Erasmus is a fantastic opportunity to live in an unfamiliar city, learn a new language and make lifelong international friends. However, it hoards a few difficulties, some of which we weren’t aware of before moving abroad. Whether you moved only a short distance or a long one, we all face the same struggles. Lost luggage, new languages, leaving your family and friends at home, and attending a new college full of Spanish-speaking national students, this is just a taster of the difficulties that greeted us when we touched down at the Josep Tarradellas Barcelona-El Prat Airport.

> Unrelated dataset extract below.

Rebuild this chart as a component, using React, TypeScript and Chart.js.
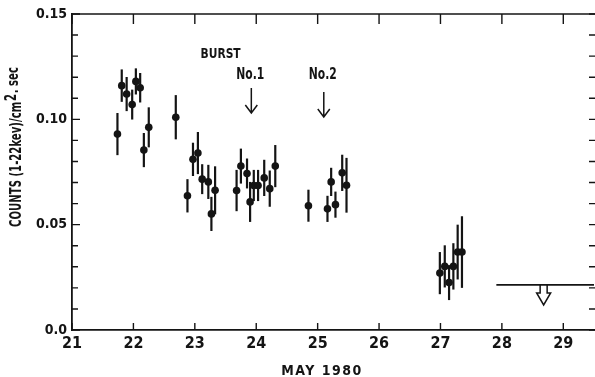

City hacks such as the T-Jove travel card and knowing that all shops close on a Sunday (including supermarkets like Mercadona !) are just some tips and tricks that could have helped international students in the first few weeks. I interviewed some students who are on their Erasmus in Barcelona to find out what advice they would have for incoming Erasmus students.
Yasmin from Liverpool
Yasmin from Liverpool John Moores University studying at Abat Olibia CEU for one year said “for anyone coming to Barcelona, I’d recommend looking for accommodation as early and as soon as possible and not to leave it late as the rent prices can go up by a lot the longer you leave it. Sometimes you will have to contact accommodation agencies in Spanish as some agencies may not respond if you contact them in English. Make sure you’ve done lots of research on the city, language, culture, etc and the area you’ll be staying in as well as the university and what courses they offer, this can help you have a smooth transition into life in Barcelona and make it less hard for you to integrate into life abroad.”
A survey done in 2019 showed that around 40,000 students from all over Europe arrived in Spain to study through the Erasmus programme
An interesting fact about international students coming to Spain is the number of Females compared to Males. In the last five years, Spain has received more female than male students
Erasmus+ is celebrating its 35th anniversary this year, and you can watch the video here showing the alumni celebrating the anniversary.
The European Commission describes what the programme does. “Erasmus+ brings opportunities to all — students, staff, trainees, teachers, volunteers and more. It’s not just about Europe or Europeans either — with Erasmus+, people from all over the world can access opportunities”.